Over the course of four days on the ground, our cohort of 160 volunteers split into two groups to cover a plethora of necessary rehabilitation, repair and renewal activities. What a contrast to wake up to a bountiful Israeli breakfast, sip a cappuccino, watch the surfers in the Mediterranean Sea with a rainbow overhead, followed by boarding busses to our first volunteer task. For our first day, we picked tons of clementines and grapefruit at Tlamin, a farm only a few kilometers from the Gaza border. Had we not, the crops would rot and waste in the fields due to a shortage of workers. What’s more, had we not picked the fruit, the soil could not be primed for future years. And so, we harvested for hours. Laborious work but surrounded by the fragrant scent of the citrus, their bursting colors and every once in a while, a taste-test had to be conducted. Delicious! All the while, the thunderous sounds of war in the distance.
Other days included cooking at a Druze-owned restaurant in northern Israel, a member of our small business consortium, and preparing (and I mean chopping, grilling, mixing and packing) 450 gourmet meals with personalized hand-written notes for the soldiers guarding the communities bordering Lebanon. Meanwhile, other volunteers painted playgrounds and repaired fences in badly harmed Kibbutz Erez.
For nearly an entire day on Hatzerim army base, we stood on an assembly line packing food for the IDF including an array of shelf-stable international Kosher cuisine and condiments…imagine sushi and soy sauce in a box.
We also spent a day playing games and singing with displaced young children from Sderot who have been living in a hotel for more than 100 days—each family cramped in one room. Many of these families have lost loved ones on October 7 or are worrying over family members serving in the IDF. Many have lost their jobs. But dancing with the children, seeing their smiles and receiving lasting hugs brought such joy. And then the jolt, no one can let these families know when they will safely return home.

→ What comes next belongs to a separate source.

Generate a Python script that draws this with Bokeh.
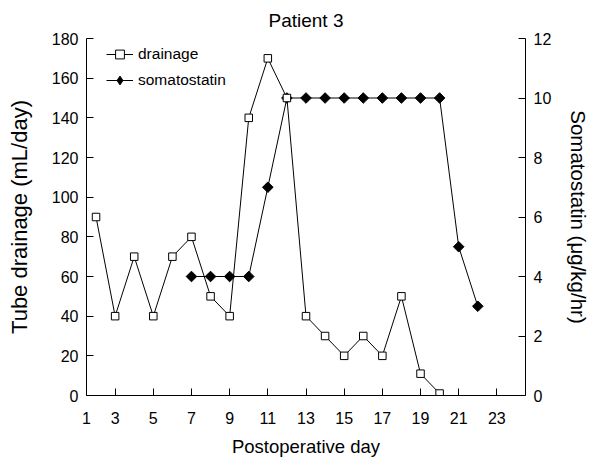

Non-volunteering activities were every bit as important and impressionable. Visiting Hostage Square in Tel Aviv with its renowned long empty Shabbat table, each seat reserved for a hostage. Their families gathering to tell their stories and plead for the hostages’ release. On another day, our feet stood on the very grounds of Re’im’s Nova festival—even the word “festival” is hard to say. Nearly 400 were killed, kidnapped or wounded at that site on October 7. We chanted Kaddish, the prayer to remember the deceased, and placed lit candles on the memorial site where faces and signs of the victims were erected. We also visited the Kotel, devoured a much yearned for falafel at Machne Yehuda and danced with Israeli soldiers while Jewish National Fund-USA-supported band made up of young Israelis with disabilities beat the drums, played the keyboard and used their beautiful voices to sing for peace.
Our last stop brought all 160 volunteers together for a dinner where we heard from our Jewish National Fund-USA Team in Israel and dined with lone soldiers. Sipping wine, eating our last bites of Israeli cuisine, recounting highlights of our trip. Then the dreaded announcement to head to Ben-Gurion Airport was heard. No one wanted to leave. No one could say goodbye. Everyone wants to return.
If I take away one memory, one lasting impression, it is the profound gratitude the Israeli people have for our “showing up” and “helping out”. They feel so isolated; so alone. Thank you was said over and over to us, making us feel uncomfortable and so we said “No, the thank you’s go to you, to every Israeli, for protecting our homeland.” We assured them Jewish National Fund-USA has already started creating and implementing a plan to rebuild…together.
I left a more informed, prouder Zionist and Jew than I ever imagined possible. I thank Jewish National Fund-USA for being our voice in Israel. Now we must be Israel’s voice in our homes, communities, and around the world.